Exercise description:
Your task is to give the listing below back word for word, pictures excluded.

>> Start Extracted material

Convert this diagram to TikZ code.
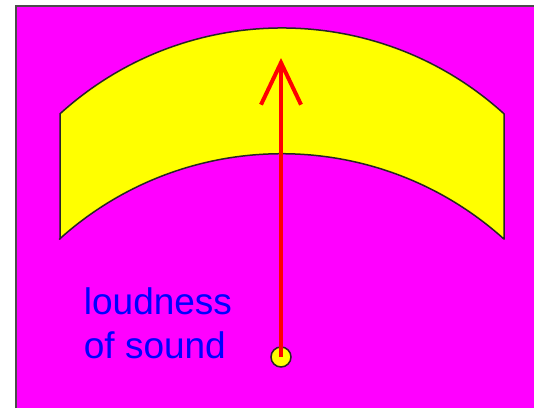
\documentclass[tikz,border=0pt]{standalone}
\usepackage{fontspec}
\setmainfont{Liberation Sans}
\usetikzlibrary{arrows.meta,positioning}
\definecolor{panelpink}{RGB}{255,0,255}
\definecolor{bandyellow}{RGB}{255,255,0}
\definecolor{needlered}{RGB}{255,0,0}
\definecolor{labelblue}{RGB}{0,0,255}

\begin{document}
\begin{tikzpicture}[
  x=0.5pt, y=0.5pt,
  panel/.style={fill=panelpink},
  frame/.style={draw=black!70, line width=0.8pt},
  band/.style={draw=black!85, line width=0.75pt, fill=bandyellow, line join=round},
  pointer/.style={draw=needlered, line width=2pt, -{Straight Barb[length=21pt, width=20pt]}},
  pivotdot/.style={circle, draw=black!85, line width=0.75pt, fill=bandyellow,
                   minimum size=10pt, inner sep=0pt},
  label/.style={text=labelblue, align=left, inner sep=0pt,
                font=\fontsize{18.5}{22}\selectfont}
]
\useasboundingbox (0,0) rectangle (534,408);
% background panel
\fill[panel] (16,0) rectangle (534,402);
\draw[frame] (16,0) -- (16,402) -- (534,402);
% the curved scale
\draw[band] (60,168.9) -- (60,294.2) arc[start angle=132.28, end angle=47.72, radius=330]
  -- (504,168.9) arc[start angle=47.97, end angle=132.03, radius=332] -- cycle;
% needle
\node[pivotdot] (pivot) at (281,51) {};
\coordinate (tip) at (281,350);
\draw[pointer] (pivot.center) -- (tip);
\node[label, anchor=north west] (text) at (83.5,121) {loudness\\of sound};
\end{tikzpicture}
\end{document}
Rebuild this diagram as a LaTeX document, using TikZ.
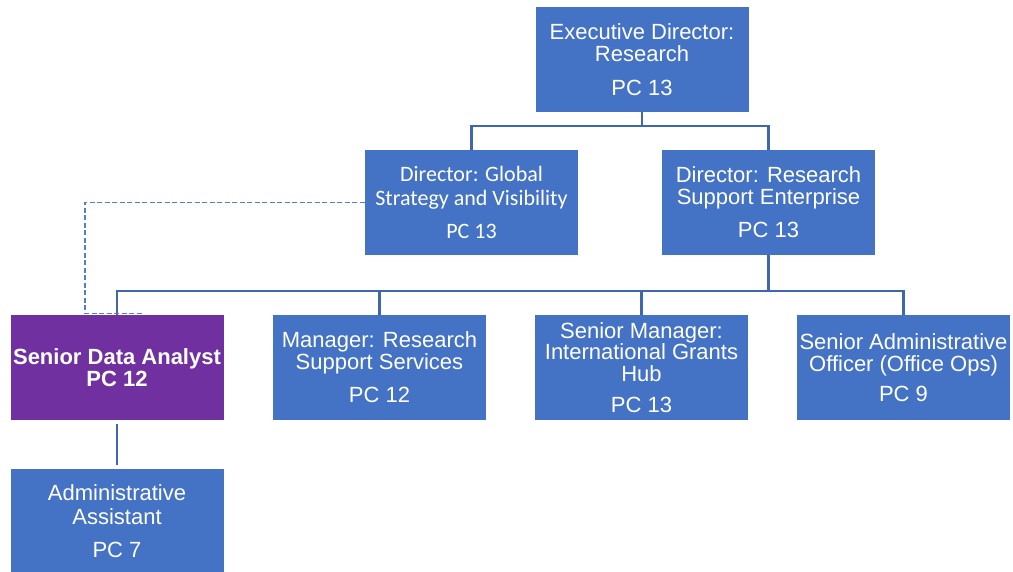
\documentclass[tikz,border=0pt]{standalone}
\usepackage{fontspec}
\setmainfont{Liberation Sans}
\newfontfamily\calib{Carlito}
\usetikzlibrary{calc}
\definecolor{boxblue}{HTML}{4472C4}
\definecolor{boxpurple}{HTML}{7030A0}
\definecolor{lineblue}{HTML}{3F67AE}
\definecolor{dashblue}{HTML}{4F7FD2}
\begin{document}
\begin{tikzpicture}[x=1pt,y=-1pt,
  orgbox/.style={rectangle, fill=boxblue, text=white, minimum width=213pt, minimum height=105pt,
    inner sep=0pt, align=center, font=\fontsize{22}{22}\selectfont},
  purplebox/.style={orgbox, fill=boxpurple, font=\bfseries\fontsize{22}{22}\selectfont},
  link/.style={draw=lineblue, line width=2.8pt},
  dotlink/.style={draw=dashblue, line width=1.7pt, dash pattern=on 5pt off 2.5pt}]
\useasboundingbox (0,0) rectangle (1013,571);
\node[orgbox] (exec) at (642,59.5) {Executive Director:\\Research\\[12pt]PC 13};
\node[orgbox, font=\calib\fontsize{22}{24}\selectfont] (dirG) at (471.5,202.5) {Director: Global\\Strategy and Visibility\\[9pt]PC 13};
\node[orgbox] (dirR) at (768.5,202.5) {Director: Research\\Support Enterprise\\[11pt]PC 13};
\node[purplebox] (sda) at (117,367.5) {Senior Data Analyst\\PC 12};
\node[orgbox] (mrs) at (379.5,367.5) {Manager: Research\\Support Services\\[11pt]PC 12};
\node[orgbox, font=\fontsize{22}{21.5}\selectfont] (igh) at (641.5,367.5) {Senior Manager:\\International Grants\\Hub\\[10pt]PC 13};
\node[orgbox] (sao) at (903.5,367.5) {Senior Administrative\\Officer (Office Ops)\\[8pt]PC 9};
\node[orgbox, font=\fontsize{22}{24}\selectfont] (adm) at (117,521.5) {Administrative\\Assistant\\[9pt]PC 7};
\coordinate (busA) at (642,126);
\coordinate (busB) at (768.5,291);
\coordinate (dc) at (85,313.5);
\coordinate (de) at (143,313.5);
% top level
\draw[link] (exec.south) -- (exec.south |- busA);
\draw[link] (dirG.north) |- (busA) -| (dirR.north);
% second level
\draw[link] (dirR.south) -- (busB);
\draw[link] (sda.north) |- (busB) -| (sao.north);
\draw[link] (mrs.north) -- (mrs.north |- busB);
\draw[link] (igh.north) -- (igh.north |- busB);
% third level
\draw[link, shorten <=4pt, shorten >=4pt] (sda.south) -- (adm.north);
% dotted reporting line
\draw[dotlink] (dirG.west) -| (dc) -- (de);
\end{tikzpicture}
\end{document}
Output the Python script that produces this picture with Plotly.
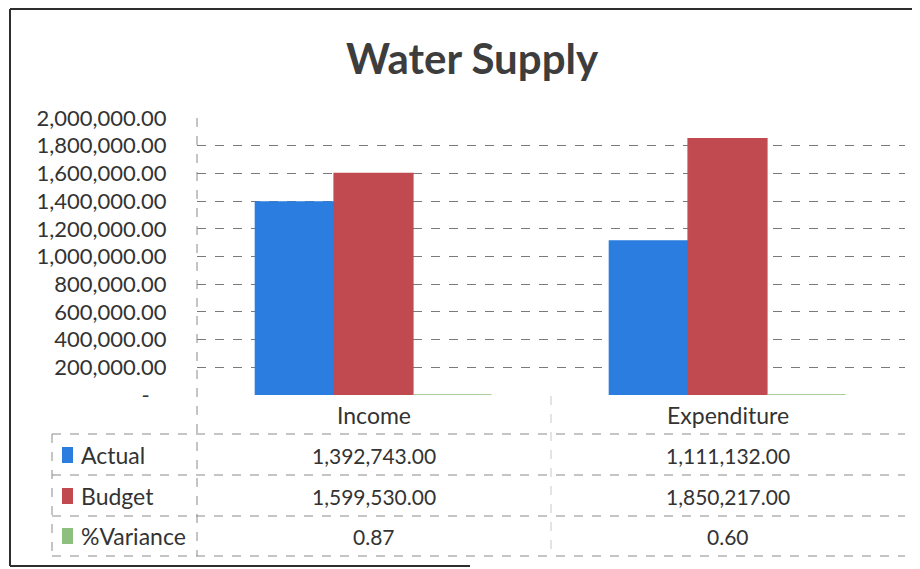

>> End Extracted material

Output below:
Convert this diagram to TikZ code.
\documentclass[tikz,border=0pt]{standalone}
\usepackage{fontspec}
\setmainfont{Liberation Sans}
\usetikzlibrary{arrows.meta,positioning}
\definecolor{panelpink}{RGB}{255,0,255}
\definecolor{bandyellow}{RGB}{255,255,0}
\definecolor{needlered}{RGB}{255,0,0}
\definecolor{labelblue}{RGB}{0,0,255}

\begin{document}
\begin{tikzpicture}[
  x=0.5pt, y=0.5pt,
  panel/.style={fill=panelpink},
  frame/.style={draw=black!70, line width=0.8pt},
  band/.style={draw=black!85, line width=0.75pt, fill=bandyellow, line join=round},
  pointer/.style={draw=needlered, line width=2pt, -{Straight Barb[length=21pt, width=20pt]}},
  pivotdot/.style={circle, draw=black!85, line width=0.75pt, fill=bandyellow,
                   minimum size=10pt, inner sep=0pt},
  label/.style={text=labelblue, align=left, inner sep=0pt,
                font=\fontsize{18.5}{22}\selectfont}
]
\useasboundingbox (0,0) rectangle (534,408);
% background panel
\fill[panel] (16,0) rectangle (534,402);
\draw[frame] (16,0) -- (16,402) -- (534,402);
% the curved scale
\draw[band] (60,168.9) -- (60,294.2) arc[start angle=132.28, end angle=47.72, radius=330]
  -- (504,168.9) arc[start angle=47.97, end angle=132.03, radius=332] -- cycle;
% needle
\node[pivotdot] (pivot) at (281,51) {};
\coordinate (tip) at (281,350);
\draw[pointer] (pivot.center) -- (tip);
\node[label, anchor=north west] (text) at (83.5,121) {loudness\\of sound};
\end{tikzpicture}
\end{document}
Rebuild this diagram as a LaTeX document, using TikZ.
\documentclass[tikz,border=0pt]{standalone}
\usepackage{fontspec}
\setmainfont{Liberation Sans}
\newfontfamily\calib{Carlito}
\usetikzlibrary{calc}
\definecolor{boxblue}{HTML}{4472C4}
\definecolor{boxpurple}{HTML}{7030A0}
\definecolor{lineblue}{HTML}{3F67AE}
\definecolor{dashblue}{HTML}{4F7FD2}
\begin{document}
\begin{tikzpicture}[x=1pt,y=-1pt,
  orgbox/.style={rectangle, fill=boxblue, text=white, minimum width=213pt, minimum height=105pt,
    inner sep=0pt, align=center, font=\fontsize{22}{22}\selectfont},
  purplebox/.style={orgbox, fill=boxpurple, font=\bfseries\fontsize{22}{22}\selectfont},
  link/.style={draw=lineblue, line width=2.8pt},
  dotlink/.style={draw=dashblue, line width=1.7pt, dash pattern=on 5pt off 2.5pt}]
\useasboundingbox (0,0) rectangle (1013,571);
\node[orgbox] (exec) at (642,59.5) {Executive Director:\\Research\\[12pt]PC 13};
\node[orgbox, font=\calib\fontsize{22}{24}\selectfont] (dirG) at (471.5,202.5) {Director: Global\\Strategy and Visibility\\[9pt]PC 13};
\node[orgbox] (dirR) at (768.5,202.5) {Director: Research\\Support Enterprise\\[11pt]PC 13};
\node[purplebox] (sda) at (117,367.5) {Senior Data Analyst\\PC 12};
\node[orgbox] (mrs) at (379.5,367.5) {Manager: Research\\Support Services\\[11pt]PC 12};
\node[orgbox, font=\fontsize{22}{21.5}\selectfont] (igh) at (641.5,367.5) {Senior Manager:\\International Grants\\Hub\\[10pt]PC 13};
\node[orgbox] (sao) at (903.5,367.5) {Senior Administrative\\Officer (Office Ops)\\[8pt]PC 9};
\node[orgbox, font=\fontsize{22}{24}\selectfont] (adm) at (117,521.5) {Administrative\\Assistant\\[9pt]PC 7};
\coordinate (busA) at (642,126);
\coordinate (busB) at (768.5,291);
\coordinate (dc) at (85,313.5);
\coordinate (de) at (143,313.5);
% top level
\draw[link] (exec.south) -- (exec.south |- busA);
\draw[link] (dirG.north) |- (busA) -| (dirR.north);
% second level
\draw[link] (dirR.south) -- (busB);
\draw[link] (sda.north) |- (busB) -| (sao.north);
\draw[link] (mrs.north) -- (mrs.north |- busB);
\draw[link] (igh.north) -- (igh.north |- busB);
% third level
\draw[link, shorten <=4pt, shorten >=4pt] (sda.south) -- (adm.north);
% dotted reporting line
\draw[dotlink] (dirG.west) -| (dc) -- (de);
\end{tikzpicture}
\end{document}
Output the Python script that produces this picture with Plotly.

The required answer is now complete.